Os movimentos no longa são muito integrados à natureza, como dando liberdade para as bailarinas, misturando seus passos com o céu, a água e o vento. A dança do ventre praticada pela mãe, por exemplo, é historicamente um tabu em diversos países onde mulheres eram até proibidas de dançar ou usar certos trajes e tidas como vulgares, só podendo se apresentar em locais praticamente clandestinos. Assim, a diretora parece querer colocar a dança, bem como os corpos femininos, para fora dos espaços fechados, abandonando o balé clássico do começo da história para explorar algo mais livre e aberto. O que pode soar simplesmente como uma metáfora dramática sobre um renascimento - da morte da carreira clássica para um novo começo sem tantas amarras e influências externas - tem na verdade uma finalidade mais concreta, como forma de tornar o corpo menos rígido, transformado-o num condutor que se comunica e extravasa uma relação política de limitações e medos. O novo grupo de colegas que serve como um recorte de consequências do terrorismo entrega a Houria a língua de sinais e em troca, todas aprendem também a se expressarem com seus corpos. Dar a uma mulher o poder de se expressar usando seu corpo é quase natural em muitos lugares, e em outros é quase uma revolução.



A relação com a natureza também se faz presente nos animais, que contrastam a sutileza dos movimentos coreografados com a brutalidade da luta, nos movimentos da apresentação que se tornam mais animalescos conforme a sensação de injustiça aumenta e também nas desconfortáveis cenas que pontuam a ignorância dos líderes políticos representados nos nomes dos carneiros. Da mesma forma, são as águas que levam a melhor amiga de Houria, numa solução um tanto problemática, menos frontal e bem batida ao falar de imigração e o sonho de viver na Europa. Portanto, é na expressão artística que o filme brilha de forma muito mais autêntica, quando deixa os corpos falarem e sentirem, e parece unir um rancor coletivo na sua própria língua, sem depender de referências externas para se manter.
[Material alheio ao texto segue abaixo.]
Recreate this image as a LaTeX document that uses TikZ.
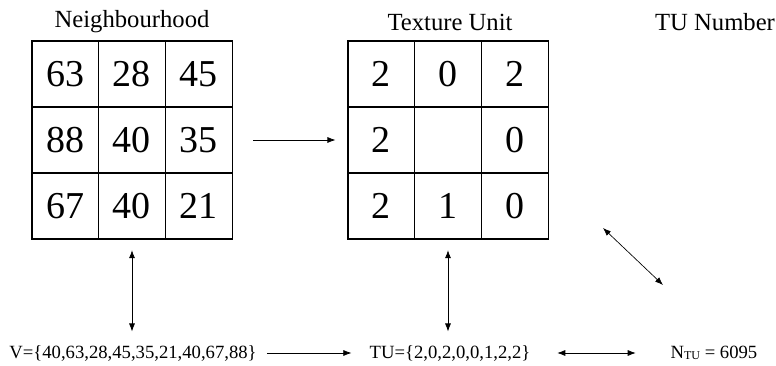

É muito interessante o uso da língua de sinais no longa, ainda que esteja em alta no cinema atual - o que é ótimo - por essa comunicação que independe de um entendimento total de vocabulário. Mesmo que seja óbvio que é necessário um aprendizado na língua para a compreender completamente, ela é carregada pela intenção das expressões faciais e intensidade dos gestos que são capazes de traduzir emoções mesmo que não conheçamos todos os sinais. É o mesmo com a dança, e com a arte, que dependem muito da sensibilidade e bagagem do espectador para criarem algum sentido. A tradução na coreografia final se justifica, mas todos ali poderiam perceber o que Houria está sentindo apenas pela sugestão e por sua capacidade de comunicar com o corpo.
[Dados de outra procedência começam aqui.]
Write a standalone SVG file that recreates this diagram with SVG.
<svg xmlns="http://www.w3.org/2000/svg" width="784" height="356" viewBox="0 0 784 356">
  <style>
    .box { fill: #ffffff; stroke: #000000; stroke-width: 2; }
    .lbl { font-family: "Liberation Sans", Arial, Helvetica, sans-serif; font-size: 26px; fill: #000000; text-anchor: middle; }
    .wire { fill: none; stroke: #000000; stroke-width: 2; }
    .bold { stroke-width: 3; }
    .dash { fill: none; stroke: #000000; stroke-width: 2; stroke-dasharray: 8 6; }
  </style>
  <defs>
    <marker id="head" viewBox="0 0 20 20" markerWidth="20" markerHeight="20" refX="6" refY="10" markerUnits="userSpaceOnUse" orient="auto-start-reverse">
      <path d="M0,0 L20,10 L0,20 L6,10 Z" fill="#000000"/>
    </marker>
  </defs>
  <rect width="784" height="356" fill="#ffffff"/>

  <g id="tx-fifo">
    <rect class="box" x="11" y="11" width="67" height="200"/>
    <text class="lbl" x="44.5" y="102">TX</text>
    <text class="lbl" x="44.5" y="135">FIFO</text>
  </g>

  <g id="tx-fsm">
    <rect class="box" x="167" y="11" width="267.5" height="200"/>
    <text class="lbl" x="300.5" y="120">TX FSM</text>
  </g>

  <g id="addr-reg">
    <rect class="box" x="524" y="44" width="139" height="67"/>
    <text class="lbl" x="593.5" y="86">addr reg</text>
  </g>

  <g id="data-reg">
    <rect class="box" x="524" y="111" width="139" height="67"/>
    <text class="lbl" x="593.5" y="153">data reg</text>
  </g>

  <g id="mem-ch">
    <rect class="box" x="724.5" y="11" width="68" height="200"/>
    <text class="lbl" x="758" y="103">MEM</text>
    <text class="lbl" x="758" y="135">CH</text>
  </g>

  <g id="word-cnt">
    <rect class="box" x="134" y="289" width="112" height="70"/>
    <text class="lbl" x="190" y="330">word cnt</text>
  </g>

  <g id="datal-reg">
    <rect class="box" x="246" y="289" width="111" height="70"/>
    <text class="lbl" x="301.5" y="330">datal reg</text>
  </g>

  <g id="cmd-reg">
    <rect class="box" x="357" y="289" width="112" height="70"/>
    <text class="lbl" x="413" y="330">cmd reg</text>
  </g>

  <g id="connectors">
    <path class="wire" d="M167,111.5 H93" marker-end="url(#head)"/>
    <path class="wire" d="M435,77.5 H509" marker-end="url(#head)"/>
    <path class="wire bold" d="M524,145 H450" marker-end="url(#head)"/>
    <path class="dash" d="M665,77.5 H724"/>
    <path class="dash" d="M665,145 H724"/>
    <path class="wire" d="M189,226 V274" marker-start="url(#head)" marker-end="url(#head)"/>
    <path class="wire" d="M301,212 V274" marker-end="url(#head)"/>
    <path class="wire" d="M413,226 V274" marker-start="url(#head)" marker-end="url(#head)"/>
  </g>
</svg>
Dançando no Silêncio é, portanto, praticamente um estudo de expressão corporal, que pode se conectar mais ou menos a depender da sensibilidade e conexão que cada um possa ter. E em algum universo mágico onde acreditamos que algumas obras são quase feitas para nós, uma filha de bailarina que cresceu cercada de mulheres aprendendo a dizer muito por meio de seus corpos e que também estudou língua de sinais, se sentiu extremamente emocionada a cada passo, ritmo e gesto assistido.